### Problem details
Pictures are not part of the copy. Give again exactly the lines from the one with "What Chart.js code" to the one with "var solidBarAltitude = [87.5, 82.45, 77.5, 72.55, 67.45, 62.5];", inclusive.

### Records provided
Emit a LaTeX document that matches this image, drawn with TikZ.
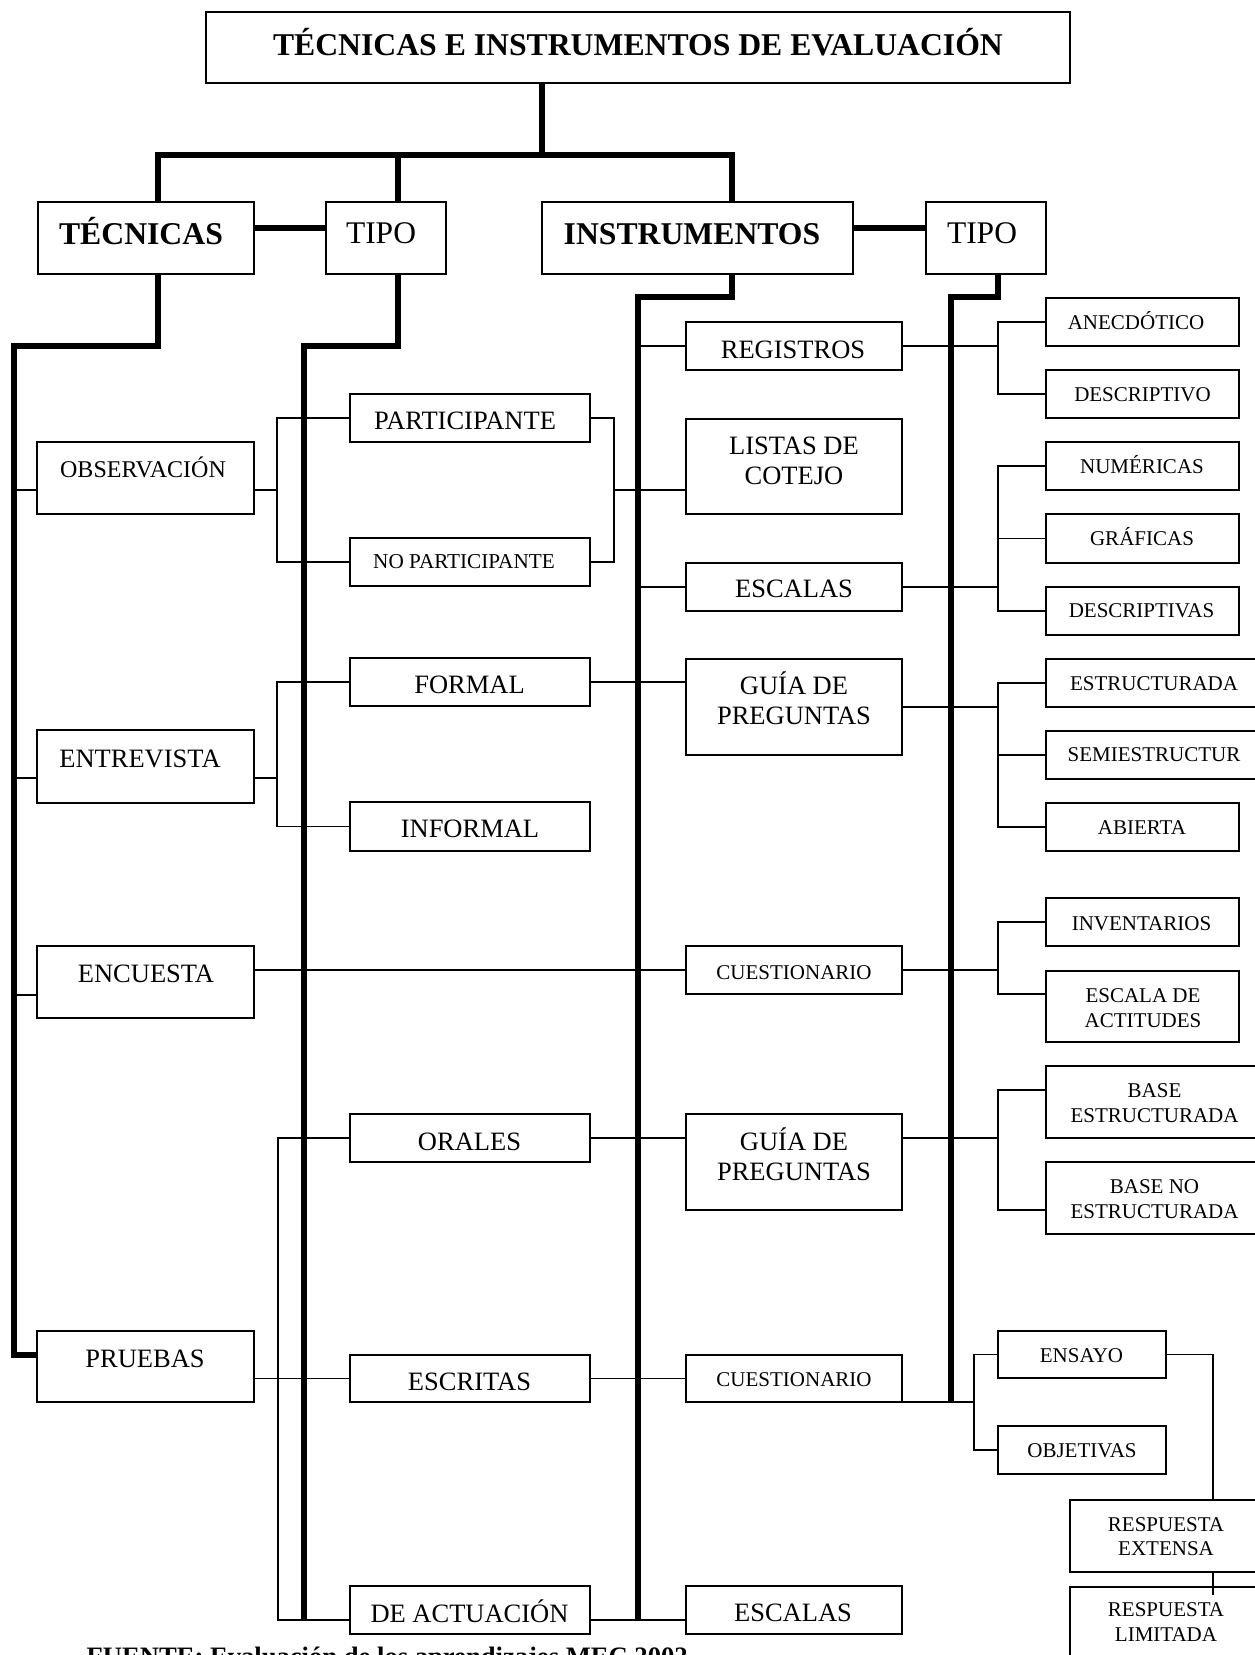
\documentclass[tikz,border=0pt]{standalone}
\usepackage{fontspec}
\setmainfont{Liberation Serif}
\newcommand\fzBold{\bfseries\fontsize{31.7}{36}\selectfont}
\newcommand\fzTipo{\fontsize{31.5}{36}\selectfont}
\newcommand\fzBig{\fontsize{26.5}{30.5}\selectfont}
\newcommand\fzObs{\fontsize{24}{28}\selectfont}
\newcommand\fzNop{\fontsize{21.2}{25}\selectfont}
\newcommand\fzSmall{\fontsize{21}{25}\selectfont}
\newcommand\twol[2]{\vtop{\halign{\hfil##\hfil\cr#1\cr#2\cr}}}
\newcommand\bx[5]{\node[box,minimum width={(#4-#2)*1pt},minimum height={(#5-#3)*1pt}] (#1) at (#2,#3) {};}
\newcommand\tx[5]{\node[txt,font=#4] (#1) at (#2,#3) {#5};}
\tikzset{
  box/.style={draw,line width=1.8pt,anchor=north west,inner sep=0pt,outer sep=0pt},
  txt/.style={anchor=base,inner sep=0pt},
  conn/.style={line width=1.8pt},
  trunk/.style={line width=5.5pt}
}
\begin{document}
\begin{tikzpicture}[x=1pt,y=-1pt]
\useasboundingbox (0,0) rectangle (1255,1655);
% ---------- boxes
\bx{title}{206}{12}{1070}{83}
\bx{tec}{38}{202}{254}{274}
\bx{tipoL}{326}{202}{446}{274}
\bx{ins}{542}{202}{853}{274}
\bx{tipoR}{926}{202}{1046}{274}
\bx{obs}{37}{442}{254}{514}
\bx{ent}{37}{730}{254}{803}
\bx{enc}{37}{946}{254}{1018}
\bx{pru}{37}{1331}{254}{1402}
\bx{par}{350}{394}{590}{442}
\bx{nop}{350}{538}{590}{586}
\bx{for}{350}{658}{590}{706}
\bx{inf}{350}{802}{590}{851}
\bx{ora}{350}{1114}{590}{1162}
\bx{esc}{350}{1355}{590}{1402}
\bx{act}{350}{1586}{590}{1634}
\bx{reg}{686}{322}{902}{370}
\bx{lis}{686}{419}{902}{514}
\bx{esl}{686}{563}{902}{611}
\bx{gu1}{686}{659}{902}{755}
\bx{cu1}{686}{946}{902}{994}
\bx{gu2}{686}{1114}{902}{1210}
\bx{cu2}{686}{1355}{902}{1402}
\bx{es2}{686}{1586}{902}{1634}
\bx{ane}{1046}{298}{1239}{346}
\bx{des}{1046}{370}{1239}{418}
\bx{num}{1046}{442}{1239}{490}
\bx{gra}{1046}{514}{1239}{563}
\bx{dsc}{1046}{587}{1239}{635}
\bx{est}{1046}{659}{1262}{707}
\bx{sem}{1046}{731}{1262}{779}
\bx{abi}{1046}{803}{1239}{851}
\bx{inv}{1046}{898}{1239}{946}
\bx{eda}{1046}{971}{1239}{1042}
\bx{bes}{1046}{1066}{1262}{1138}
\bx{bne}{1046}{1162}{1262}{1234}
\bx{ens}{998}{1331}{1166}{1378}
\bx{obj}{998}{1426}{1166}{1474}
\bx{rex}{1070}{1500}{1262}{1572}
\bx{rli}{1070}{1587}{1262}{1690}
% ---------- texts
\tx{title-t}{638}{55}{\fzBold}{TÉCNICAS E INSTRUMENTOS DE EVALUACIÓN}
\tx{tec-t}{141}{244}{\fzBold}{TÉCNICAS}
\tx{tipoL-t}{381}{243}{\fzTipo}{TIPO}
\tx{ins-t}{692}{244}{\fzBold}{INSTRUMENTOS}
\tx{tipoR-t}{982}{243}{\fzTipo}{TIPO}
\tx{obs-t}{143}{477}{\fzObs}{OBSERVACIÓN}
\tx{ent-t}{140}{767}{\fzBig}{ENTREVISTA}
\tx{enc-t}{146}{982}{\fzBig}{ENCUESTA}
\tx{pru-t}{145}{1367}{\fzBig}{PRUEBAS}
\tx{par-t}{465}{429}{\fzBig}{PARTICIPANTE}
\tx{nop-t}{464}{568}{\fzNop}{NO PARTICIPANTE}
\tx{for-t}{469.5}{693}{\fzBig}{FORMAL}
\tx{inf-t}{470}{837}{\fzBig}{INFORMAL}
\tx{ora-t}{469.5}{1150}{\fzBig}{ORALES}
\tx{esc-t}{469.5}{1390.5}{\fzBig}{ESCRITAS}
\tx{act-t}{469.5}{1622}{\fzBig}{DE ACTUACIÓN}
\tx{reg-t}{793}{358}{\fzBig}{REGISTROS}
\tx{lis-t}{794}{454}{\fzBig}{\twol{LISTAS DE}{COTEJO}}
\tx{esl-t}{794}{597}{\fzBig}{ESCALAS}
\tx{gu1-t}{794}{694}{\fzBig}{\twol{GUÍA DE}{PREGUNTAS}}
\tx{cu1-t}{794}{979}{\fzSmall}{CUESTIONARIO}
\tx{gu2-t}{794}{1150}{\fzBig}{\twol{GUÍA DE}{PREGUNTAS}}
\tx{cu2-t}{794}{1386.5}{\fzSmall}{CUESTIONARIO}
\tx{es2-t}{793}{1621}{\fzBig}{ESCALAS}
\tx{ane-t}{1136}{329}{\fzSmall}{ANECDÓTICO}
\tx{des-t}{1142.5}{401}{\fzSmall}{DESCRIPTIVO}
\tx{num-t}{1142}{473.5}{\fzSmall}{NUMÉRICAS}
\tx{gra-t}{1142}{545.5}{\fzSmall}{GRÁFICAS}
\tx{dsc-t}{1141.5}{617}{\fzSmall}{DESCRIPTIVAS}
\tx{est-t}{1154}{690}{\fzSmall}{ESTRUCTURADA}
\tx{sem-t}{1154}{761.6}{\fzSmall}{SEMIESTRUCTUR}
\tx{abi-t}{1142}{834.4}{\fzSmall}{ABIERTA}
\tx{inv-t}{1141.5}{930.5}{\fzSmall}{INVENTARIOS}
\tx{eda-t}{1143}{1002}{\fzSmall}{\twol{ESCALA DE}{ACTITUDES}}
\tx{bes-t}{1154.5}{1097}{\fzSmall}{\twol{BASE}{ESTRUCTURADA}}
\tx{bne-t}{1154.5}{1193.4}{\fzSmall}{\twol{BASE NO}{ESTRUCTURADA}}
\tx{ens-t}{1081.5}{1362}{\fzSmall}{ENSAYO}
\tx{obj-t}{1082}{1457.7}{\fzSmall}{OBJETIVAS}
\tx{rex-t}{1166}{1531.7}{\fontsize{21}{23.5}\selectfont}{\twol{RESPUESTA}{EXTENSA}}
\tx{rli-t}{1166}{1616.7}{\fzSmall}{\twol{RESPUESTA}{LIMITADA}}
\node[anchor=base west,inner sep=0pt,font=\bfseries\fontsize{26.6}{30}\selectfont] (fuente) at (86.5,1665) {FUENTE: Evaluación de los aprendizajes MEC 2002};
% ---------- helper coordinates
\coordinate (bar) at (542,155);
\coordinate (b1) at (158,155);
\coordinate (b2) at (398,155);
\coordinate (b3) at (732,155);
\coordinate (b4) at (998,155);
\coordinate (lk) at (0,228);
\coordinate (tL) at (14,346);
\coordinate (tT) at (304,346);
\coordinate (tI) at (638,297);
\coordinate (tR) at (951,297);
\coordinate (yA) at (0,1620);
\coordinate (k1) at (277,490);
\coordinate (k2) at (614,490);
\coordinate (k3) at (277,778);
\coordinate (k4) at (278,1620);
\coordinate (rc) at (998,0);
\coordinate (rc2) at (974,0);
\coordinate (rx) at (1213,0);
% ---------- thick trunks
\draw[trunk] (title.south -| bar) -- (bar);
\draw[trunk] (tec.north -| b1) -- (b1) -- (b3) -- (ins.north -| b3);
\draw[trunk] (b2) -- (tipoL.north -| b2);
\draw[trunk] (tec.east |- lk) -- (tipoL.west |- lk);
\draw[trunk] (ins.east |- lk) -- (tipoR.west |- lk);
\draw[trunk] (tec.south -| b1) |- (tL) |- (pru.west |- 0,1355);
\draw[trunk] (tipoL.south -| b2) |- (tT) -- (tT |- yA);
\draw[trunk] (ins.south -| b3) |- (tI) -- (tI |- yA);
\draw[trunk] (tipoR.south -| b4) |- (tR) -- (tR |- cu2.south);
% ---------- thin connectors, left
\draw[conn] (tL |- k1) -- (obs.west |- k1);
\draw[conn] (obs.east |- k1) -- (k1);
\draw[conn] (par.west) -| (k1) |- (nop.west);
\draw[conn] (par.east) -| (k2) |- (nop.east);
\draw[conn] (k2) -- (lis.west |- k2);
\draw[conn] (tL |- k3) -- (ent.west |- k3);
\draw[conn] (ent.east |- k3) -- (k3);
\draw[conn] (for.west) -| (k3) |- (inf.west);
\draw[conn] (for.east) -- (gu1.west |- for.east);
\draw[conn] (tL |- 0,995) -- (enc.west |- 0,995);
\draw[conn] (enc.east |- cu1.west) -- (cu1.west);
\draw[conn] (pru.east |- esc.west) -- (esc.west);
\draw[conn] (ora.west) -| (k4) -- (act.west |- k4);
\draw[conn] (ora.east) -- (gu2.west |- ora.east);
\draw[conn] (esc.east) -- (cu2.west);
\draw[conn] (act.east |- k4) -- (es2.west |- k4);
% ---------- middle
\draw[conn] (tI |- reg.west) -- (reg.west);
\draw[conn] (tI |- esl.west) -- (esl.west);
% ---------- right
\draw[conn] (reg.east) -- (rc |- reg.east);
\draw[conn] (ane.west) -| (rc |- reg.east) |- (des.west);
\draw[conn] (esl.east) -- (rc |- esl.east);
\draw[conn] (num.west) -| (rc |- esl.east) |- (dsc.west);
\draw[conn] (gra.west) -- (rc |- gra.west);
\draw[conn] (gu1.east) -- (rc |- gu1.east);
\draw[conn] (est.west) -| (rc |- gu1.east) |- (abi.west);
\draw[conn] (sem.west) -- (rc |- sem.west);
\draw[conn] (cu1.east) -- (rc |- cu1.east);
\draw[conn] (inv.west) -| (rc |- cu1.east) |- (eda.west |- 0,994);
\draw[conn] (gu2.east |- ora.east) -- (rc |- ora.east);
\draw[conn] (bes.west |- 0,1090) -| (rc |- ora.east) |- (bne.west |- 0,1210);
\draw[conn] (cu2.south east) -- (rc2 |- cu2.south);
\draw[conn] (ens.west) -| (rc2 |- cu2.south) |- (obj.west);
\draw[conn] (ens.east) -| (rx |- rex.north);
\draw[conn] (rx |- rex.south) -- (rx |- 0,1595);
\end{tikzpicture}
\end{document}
...
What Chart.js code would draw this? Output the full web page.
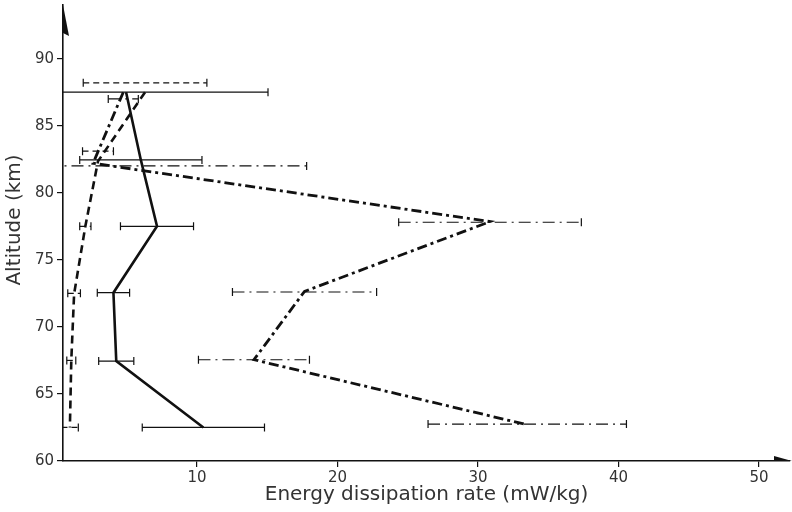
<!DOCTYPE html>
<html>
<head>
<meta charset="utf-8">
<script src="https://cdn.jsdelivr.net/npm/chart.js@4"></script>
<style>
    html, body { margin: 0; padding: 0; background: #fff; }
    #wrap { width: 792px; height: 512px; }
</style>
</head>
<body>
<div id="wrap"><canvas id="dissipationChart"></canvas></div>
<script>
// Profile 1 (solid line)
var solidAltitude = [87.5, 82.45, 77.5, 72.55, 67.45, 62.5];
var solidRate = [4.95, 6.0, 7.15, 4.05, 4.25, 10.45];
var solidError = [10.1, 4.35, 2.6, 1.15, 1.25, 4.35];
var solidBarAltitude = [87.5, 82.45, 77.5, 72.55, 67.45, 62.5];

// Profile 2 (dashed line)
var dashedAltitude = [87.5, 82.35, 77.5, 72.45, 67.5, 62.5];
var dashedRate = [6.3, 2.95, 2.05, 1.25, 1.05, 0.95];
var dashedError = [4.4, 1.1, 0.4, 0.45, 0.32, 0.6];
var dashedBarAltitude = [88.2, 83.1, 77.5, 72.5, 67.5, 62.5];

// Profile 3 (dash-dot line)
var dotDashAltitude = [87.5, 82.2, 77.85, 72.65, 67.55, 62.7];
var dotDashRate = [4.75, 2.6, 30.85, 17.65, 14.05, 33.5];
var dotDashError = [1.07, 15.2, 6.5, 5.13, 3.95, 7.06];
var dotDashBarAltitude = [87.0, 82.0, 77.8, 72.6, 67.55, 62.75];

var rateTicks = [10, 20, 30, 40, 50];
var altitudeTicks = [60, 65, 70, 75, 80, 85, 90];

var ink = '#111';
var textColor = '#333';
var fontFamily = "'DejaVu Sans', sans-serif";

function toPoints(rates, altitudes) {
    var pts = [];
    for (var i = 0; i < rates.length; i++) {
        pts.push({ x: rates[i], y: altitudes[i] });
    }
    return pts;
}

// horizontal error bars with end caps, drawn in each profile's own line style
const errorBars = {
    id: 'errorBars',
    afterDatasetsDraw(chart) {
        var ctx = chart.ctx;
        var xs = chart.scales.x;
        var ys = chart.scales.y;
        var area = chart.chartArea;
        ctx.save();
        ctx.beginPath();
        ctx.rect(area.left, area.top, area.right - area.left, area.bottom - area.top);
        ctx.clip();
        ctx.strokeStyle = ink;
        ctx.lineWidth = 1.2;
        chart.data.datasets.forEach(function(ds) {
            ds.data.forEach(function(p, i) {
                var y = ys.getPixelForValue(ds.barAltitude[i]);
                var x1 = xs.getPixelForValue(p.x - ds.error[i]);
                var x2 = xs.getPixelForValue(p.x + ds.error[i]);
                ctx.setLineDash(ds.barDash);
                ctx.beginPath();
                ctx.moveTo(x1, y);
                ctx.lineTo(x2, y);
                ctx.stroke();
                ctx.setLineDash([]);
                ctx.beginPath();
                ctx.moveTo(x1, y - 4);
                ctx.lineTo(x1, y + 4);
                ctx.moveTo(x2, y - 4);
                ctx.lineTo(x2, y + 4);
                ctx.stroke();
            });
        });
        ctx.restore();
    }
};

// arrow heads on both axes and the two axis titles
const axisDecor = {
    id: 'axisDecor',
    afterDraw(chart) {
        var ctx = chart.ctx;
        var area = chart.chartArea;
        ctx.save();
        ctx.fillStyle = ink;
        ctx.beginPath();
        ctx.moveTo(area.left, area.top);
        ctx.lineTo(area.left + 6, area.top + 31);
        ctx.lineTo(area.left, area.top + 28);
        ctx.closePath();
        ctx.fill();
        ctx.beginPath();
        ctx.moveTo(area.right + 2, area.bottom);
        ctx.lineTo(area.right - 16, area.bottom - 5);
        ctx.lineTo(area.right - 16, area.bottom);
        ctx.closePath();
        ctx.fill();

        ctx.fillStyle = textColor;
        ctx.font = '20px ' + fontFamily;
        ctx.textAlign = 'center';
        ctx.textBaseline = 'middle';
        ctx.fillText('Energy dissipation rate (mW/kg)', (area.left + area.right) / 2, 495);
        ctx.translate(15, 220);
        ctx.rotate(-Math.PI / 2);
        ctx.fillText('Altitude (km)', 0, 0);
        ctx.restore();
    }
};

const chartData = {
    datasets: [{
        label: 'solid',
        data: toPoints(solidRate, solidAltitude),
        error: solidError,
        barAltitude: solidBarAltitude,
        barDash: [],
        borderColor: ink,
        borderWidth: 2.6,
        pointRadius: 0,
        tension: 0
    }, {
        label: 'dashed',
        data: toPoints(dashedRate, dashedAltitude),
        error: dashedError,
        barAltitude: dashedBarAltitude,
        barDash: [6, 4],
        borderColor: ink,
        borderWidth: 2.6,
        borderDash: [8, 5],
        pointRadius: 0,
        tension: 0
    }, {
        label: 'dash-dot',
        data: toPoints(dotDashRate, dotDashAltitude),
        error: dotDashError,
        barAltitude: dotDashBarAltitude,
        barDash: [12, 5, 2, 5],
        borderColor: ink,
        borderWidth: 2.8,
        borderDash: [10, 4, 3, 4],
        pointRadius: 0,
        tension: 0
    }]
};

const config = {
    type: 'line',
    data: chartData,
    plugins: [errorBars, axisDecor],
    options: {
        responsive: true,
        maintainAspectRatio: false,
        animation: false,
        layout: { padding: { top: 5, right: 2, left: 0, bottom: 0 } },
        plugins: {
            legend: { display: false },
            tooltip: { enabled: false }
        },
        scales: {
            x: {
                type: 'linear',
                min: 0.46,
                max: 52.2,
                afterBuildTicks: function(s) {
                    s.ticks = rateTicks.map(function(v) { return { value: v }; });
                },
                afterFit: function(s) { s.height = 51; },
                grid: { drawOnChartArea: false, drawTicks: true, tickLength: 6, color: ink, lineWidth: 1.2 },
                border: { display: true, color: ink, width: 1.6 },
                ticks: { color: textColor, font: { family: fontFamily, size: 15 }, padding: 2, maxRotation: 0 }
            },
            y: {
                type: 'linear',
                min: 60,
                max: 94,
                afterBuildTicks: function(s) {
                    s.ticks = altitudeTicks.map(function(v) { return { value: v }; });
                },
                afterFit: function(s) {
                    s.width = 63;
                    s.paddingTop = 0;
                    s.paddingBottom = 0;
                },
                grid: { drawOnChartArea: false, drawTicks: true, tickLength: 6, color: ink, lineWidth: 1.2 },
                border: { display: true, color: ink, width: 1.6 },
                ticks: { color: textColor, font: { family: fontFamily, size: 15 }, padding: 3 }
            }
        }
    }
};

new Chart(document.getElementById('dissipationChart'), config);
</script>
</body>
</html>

### Finished task
What Chart.js code would draw this? Output the full web page.
<!DOCTYPE html>
<html>
<head>
<meta charset="utf-8">
<script src="https://cdn.jsdelivr.net/npm/chart.js@4"></script>
<style>
    html, body { margin: 0; padding: 0; background: #fff; }
    #wrap { width: 792px; height: 512px; }
</style>
</head>
<body>
<div id="wrap"><canvas id="dissipationChart"></canvas></div>
<script>
// Profile 1 (solid line)
var solidAltitude = [87.5, 82.45, 77.5, 72.55, 67.45, 62.5];
var solidRate = [4.95, 6.0, 7.15, 4.05, 4.25, 10.45];
var solidError = [10.1, 4.35, 2.6, 1.15, 1.25, 4.35];
var solidBarAltitude = [87.5, 82.45, 77.5, 72.55, 67.45, 62.5];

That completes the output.